What the task asks:
Take the lines from the one with "Reproduce this chart with Observable Plot." through the one with "const fmt = d", both ends kept, and reproduce them exactly without the pictures.

Input:
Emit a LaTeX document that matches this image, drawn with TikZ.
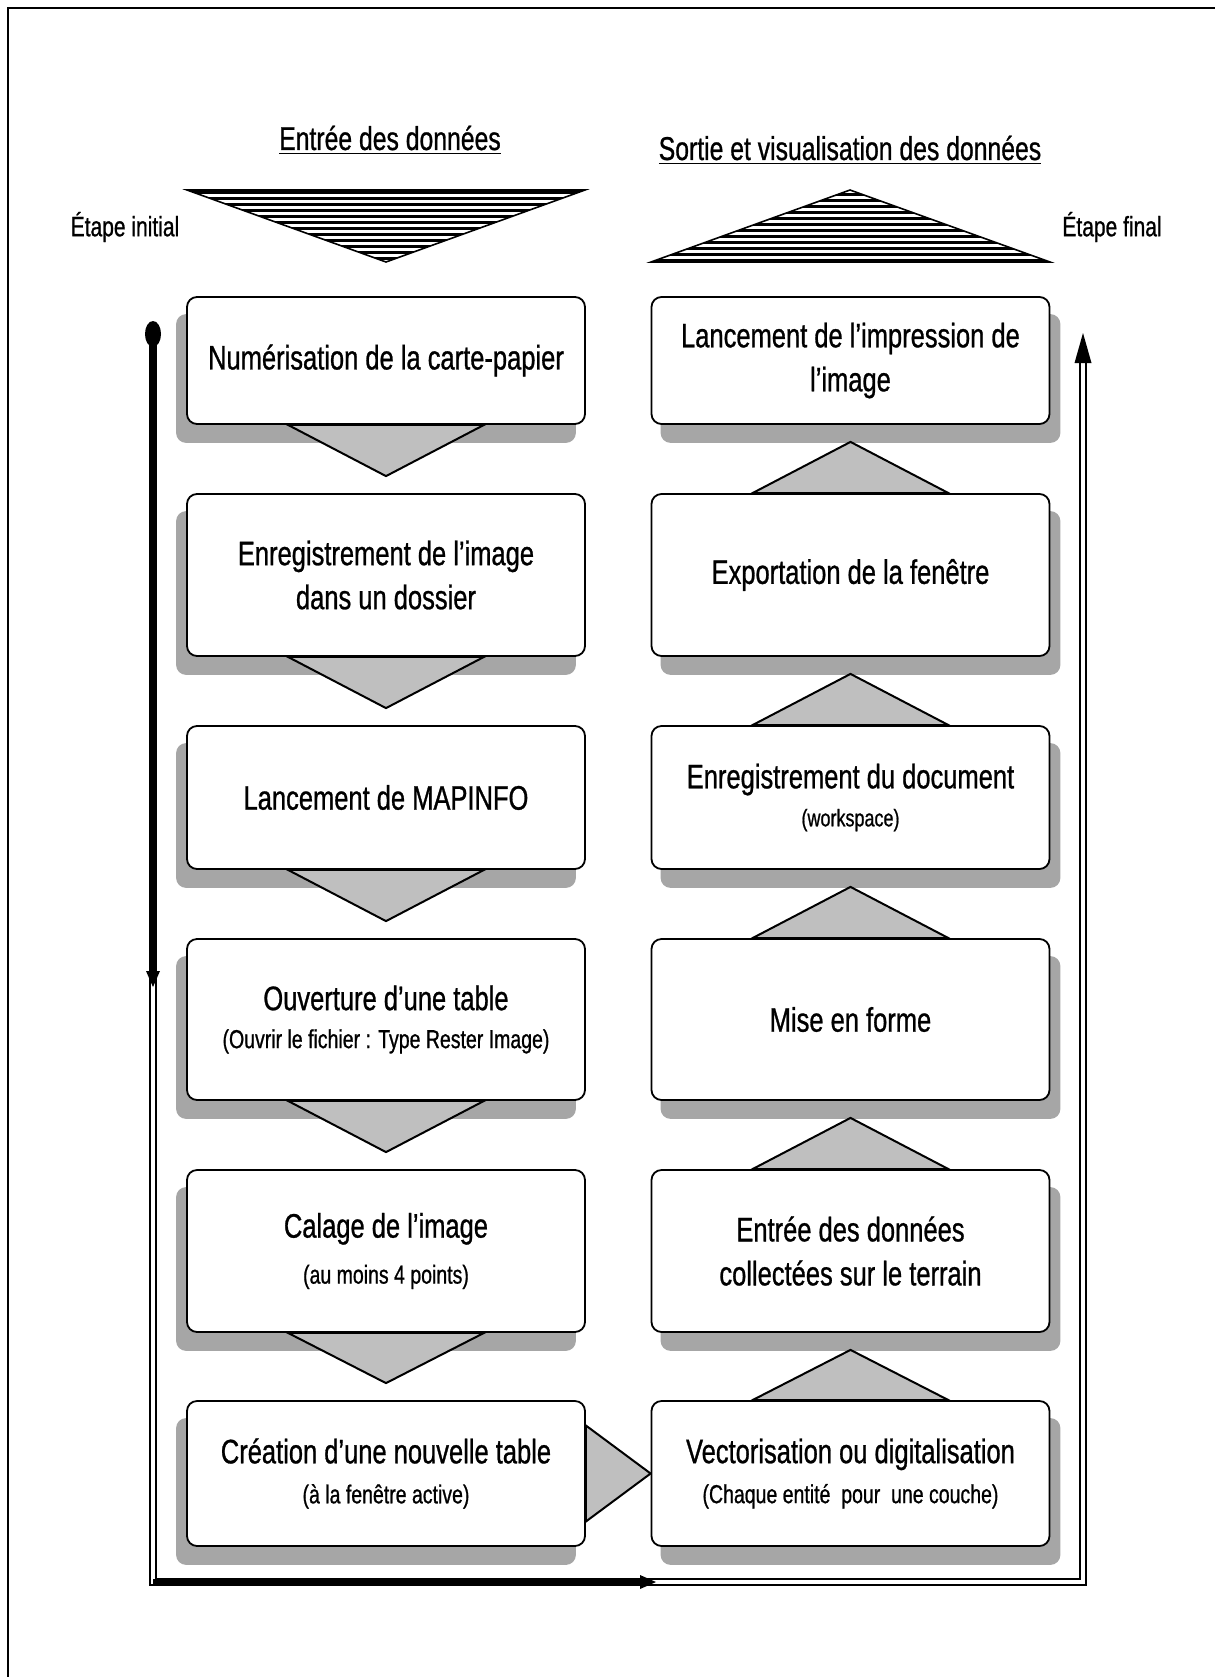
\documentclass[tikz,border=0pt]{standalone}
\usepackage{fontspec}
\setmainfont{Liberation Sans}[FakeStretch=0.75, FakeBold=0.8, AutoFakeBold=0.8]
\usepackage{tikz}
\usetikzlibrary{arrows.meta}

\pgfdeclarelayer{fond}
\pgfsetlayers{fond,main}

\tikzset{
 boite/.style={draw=black, line width=0.9pt, fill=white, rounded corners=5pt,
   minimum width=199pt, inner sep=0pt, align=center,
   font=\fontsize{17}{22}\selectfont},
 ombre/.style={fill=gray!70!white, rounded corners=5pt},
 fleche/.style={fill=gray!50!white, draw=black, line width=1pt},
 titre/.style={font=\fontsize{16.5}{20}\selectfont},
 etiq/.style={font=\fontsize{14}{16}\selectfont},
 lien/.style={double, double distance=2pt, line width=0.8pt}
}
\newcommand\sous{\fontsize{13}{16}\selectfont}

\begin{document}
\begin{tikzpicture}[x=0.5pt, y=-0.5pt]
\useasboundingbox (0,0) rectangle (1215,1677);

% cadre de la page
\draw[line width=1.3pt] (1215,8) -- (8,8) -- (8,1677);

% titres
\node[titre] (entree) at (390,140) {\underline{Entrée des données}};
\node[titre] (sortie) at (850,150) {\underline{Sortie et visualisation des données}};
\node[etiq] (initial) at (125,227) {Étape initial};
\node[etiq] (final) at (1112,227) {Étape final};

% triangles hachures
\begin{scope}
 \clip (187,190) -- (585,190) -- (386,262) -- cycle;
 \foreach \k in {0,...,11}
  \draw[line width=1.5pt] (150,{192+6*\k}) -- (620,{192+6*\k});
\end{scope}
\draw[line width=0.8pt] (187,190) -- (585,190) -- (386,262) -- cycle;

\begin{scope}
 \clip (651,262) -- (1050,262) -- (850,190) -- cycle;
 \foreach \k in {0,...,11}
  \draw[line width=1.5pt] (620,{260-6*\k}) -- (1080,{260-6*\k});
\end{scope}
\draw[line width=0.8pt] (651,262) -- (1050,262) -- (850,190) -- cycle;

% colonne de gauche : entree
\node[boite, minimum height=63.5pt] (scan) at (386,360.5) {Numérisation de la carte-papier};
\node[boite, minimum height=81pt] (save) at (386,575) {Enregistrement de l’image\\dans un dossier};
\node[boite, minimum height=71.5pt] (mapinfo) at (386,797.5) {Lancement de MAPINFO};
\node[boite, minimum height=80.5pt] (ouvre) at (386,1019.5)
 {Ouverture d’une table\\[-3pt]{\sous (Ouvrir le fichier : Type Rester Image)}};
\node[boite, minimum height=81pt] (calage) at (386,1251)
 {Calage de l’image\\[1pt]{\sous (au moins 4 points)}};
\node[boite, minimum height=72.5pt] (creation) at (386,1473.5)
 {Création d’une nouvelle table\\[-2pt]{\sous (à la fenêtre active)}};

% colonne de droite : sortie
\node[boite, minimum height=63.5pt] (impress) at (850.5,360.5) {Lancement de l’impression de\\l’image};
\node[boite, minimum height=81pt] (export) at (850.5,575) {Exportation de la fenêtre};
\node[boite, minimum height=71.5pt] (docu) at (850.5,797.5)
 {Enregistrement du document\\[-3pt]{\fontsize{12}{14}\selectfont (workspace)}};
\node[boite, minimum height=80.5pt] (forme) at (850.5,1019.5) {Mise en forme};
\node[boite, minimum height=81pt] (terrain) at (850.5,1251) {Entrée des données\\collectées sur le terrain};
\node[boite, minimum height=72.5pt] (vecto) at (850.5,1473.5)
 {Vectorisation ou digitalisation\\[-2pt]{\sous (Chaque entité\ \ pour\ \ une couche)}};

\begin{pgfonlayer}{fond}
% ombres
\foreach \n in {scan, save, mapinfo, ouvre, calage, creation}
 \fill[ombre] ([xshift=-5pt,yshift=-9pt]\n.south west) rectangle ([xshift=-5pt,yshift=-9pt]\n.north east);
\foreach \n in {impress, export, docu, forme, terrain, vecto}
 \fill[ombre] ([xshift=5pt,yshift=-9pt]\n.south west) rectangle ([xshift=5pt,yshift=-9pt]\n.north east);

% fleches grises entre les etapes
\foreach \a/\b in {scan/save, save/mapinfo, mapinfo/ouvre, ouvre/calage, calage/creation}
 \draw[fleche] ([xshift=-49pt]\a.south) -- ([yshift=8.5pt]\b.north) -- ([xshift=49pt]\a.south) -- cycle;
\foreach \a/\b in {vecto/terrain, terrain/forme, forme/docu, docu/export, export/impress}
 \draw[fleche] ([xshift=-49pt]\a.north) -- ([yshift=-8.5pt]\b.south) -- ([xshift=49pt]\a.north) -- cycle;
\draw[fleche] ([yshift=24pt]creation.east) -- (vecto.west) -- ([yshift=-24pt]creation.east) -- cycle;
\end{pgfonlayer}

% le parcours
\coordinate (debut) at (153,334);
\coordinate (coinG) at (153,1582);
\coordinate (coinD) at (1083,1582);
\coordinate (fin) at (1083,333);
\draw[lien] (debut) -- (coinG) -- (coinD) -- ([yshift=-14pt]fin);
\fill (fin) -- ++(-8.5,30) -- ++(17,0) -- cycle;

\draw[line width=2.6pt] (debut) -- (153,972);
\fill (153,987) -- ++(-7,-16) -- ++(14,0) -- cycle;
\draw[line width=2.6pt] (coinG) -- (642,1582);
\fill (656,1582) -- ++(-16,-7) -- ++(0,14) -- cycle;
\fill (debut) ellipse [x radius=4pt, y radius=6.5pt];

\end{tikzpicture}
\end{document}
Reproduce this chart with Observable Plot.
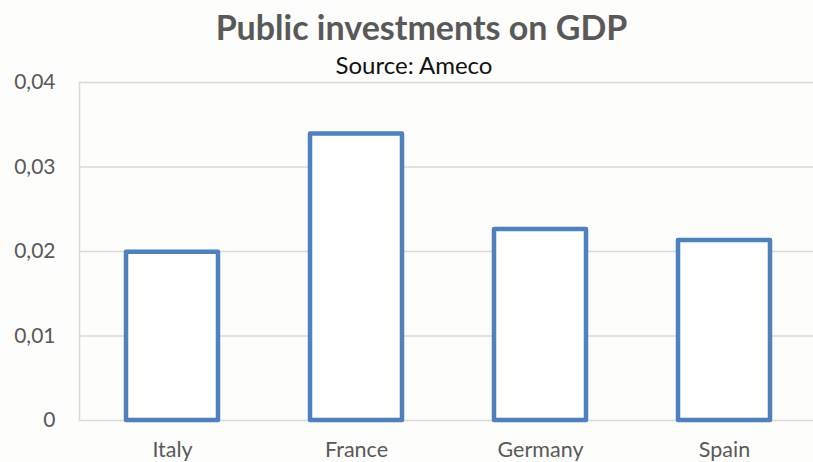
<!DOCTYPE html>
<html>
<head>
<meta charset="utf-8">
<script src="https://cdn.jsdelivr.net/npm/d3@7"></script>
<script src="https://cdn.jsdelivr.net/npm/@observablehq/plot@0.6"></script>
<style>
  html, body { margin: 0; padding: 0; background: #fdfdfb; }
  #wrap { width: 813px; height: 462px; position: relative; overflow: hidden; font-family: Lato, "Open Sans", sans-serif; }
  #head { height: 74px; position: relative; }
  #title { position: absolute; left: 0; width: 843px; top: 7px; text-align: center; font-weight: bold; font-size: 34px; color: #595959; line-height: 40px; white-space: nowrap; }
  #sub { position: absolute; left: 0; width: 828px; top: 51px; text-align: center; font-size: 24px; color: #111; line-height: 28px; white-space: nowrap; }
  #chart svg { overflow: visible; }
</style>
</head>
<body>
<div id="wrap">
  <div id="head">
    <div id="title">Public investments on GDP</div>
    <div id="sub">Source: Ameco</div>
  </div>
  <div id="chart"></div>
</div>
<script>
const countries = ["Italy", "France", "Germany", "Spain"];
const values = [0.0199, 0.0339, 0.0226, 0.0213];
const yTicks = [0, 0.01, 0.02, 0.03, 0.04];

const data = countries.map((c, i) => ({country: c, value: values[i]}));
const fmt = d => d === 0 ? "0" : d.toFixed(2).replace(".", ",");

const chart = Plot.plot({
  width: 813,
  height: 388,
  marginLeft: 79,
  marginRight: 0,
  marginTop: 8,
  marginBottom: 42,
  style: {background: "transparent", color: "#595959", fontSize: "21px", fontFamily: "Lato, 'Open Sans', sans-serif", overflow: "visible"},
  x: {domain: countries, range: [78, 817], paddingInner: 0.5, paddingOuter: 0.25, label: null},
  y: {domain: [0, 0.04], label: null},
  marks: [
    Plot.ruleY(yTicks, {stroke: "#d9d9d9", strokeWidth: 1.5}),
    Plot.frame({anchor: "left", stroke: "#d9d9d9", strokeWidth: 1.5}),
    Plot.axisY({ticks: yTicks, tickFormat: fmt, tickSize: 0, tickPadding: 24, label: null}),
    Plot.axisX({tickSize: 0, tickPadding: 21, fontSize: 21.5, label: null}),
    Plot.barY(data, {x: "country", y: "value", fill: "#ffffff", stroke: "#4F81BD", strokeWidth: 4.5, strokeLinejoin: "round"})
  ]
});
document.getElementById("chart").appendChild(chart);
</script>
</body>
</html>
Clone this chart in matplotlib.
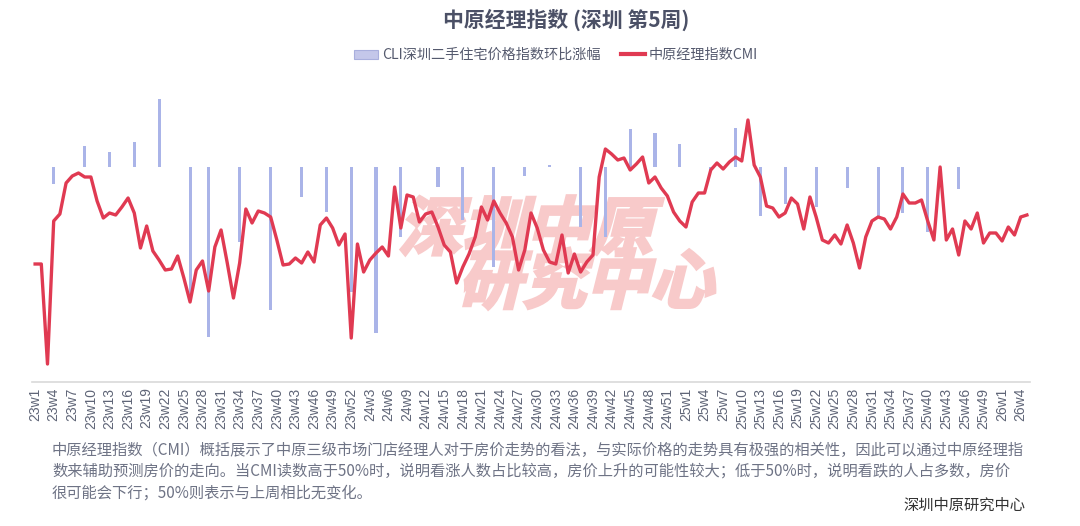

Final answer:
Reproduce this chart with Observable Plot.
<!DOCTYPE html>
<html>
<head>
<meta charset="utf-8">
<script src="https://cdn.jsdelivr.net/npm/d3@7"></script>
<script src="https://cdn.jsdelivr.net/npm/@observablehq/plot@0.6"></script>
<style>
  html, body { margin: 0; padding: 0; background: #fdfdfb; }
  #wrap { width: 813px; height: 462px; position: relative; overflow: hidden; font-family: Lato, "Open Sans", sans-serif; }
  #head { height: 74px; position: relative; }
  #title { position: absolute; left: 0; width: 843px; top: 7px; text-align: center; font-weight: bold; font-size: 34px; color: #595959; line-height: 40px; white-space: nowrap; }
  #sub { position: absolute; left: 0; width: 828px; top: 51px; text-align: center; font-size: 24px; color: #111; line-height: 28px; white-space: nowrap; }
  #chart svg { overflow: visible; }
</style>
</head>
<body>
<div id="wrap">
  <div id="head">
    <div id="title">Public investments on GDP</div>
    <div id="sub">Source: Ameco</div>
  </div>
  <div id="chart"></div>
</div>
<script>
const countries = ["Italy", "France", "Germany", "Spain"];
const values = [0.0199, 0.0339, 0.0226, 0.0213];
const yTicks = [0, 0.01, 0.02, 0.03, 0.04];

const data = countries.map((c, i) => ({country: c, value: values[i]}));
const fmt = d => d === 0 ? "0" : d.toFixed(2).replace(".", ",");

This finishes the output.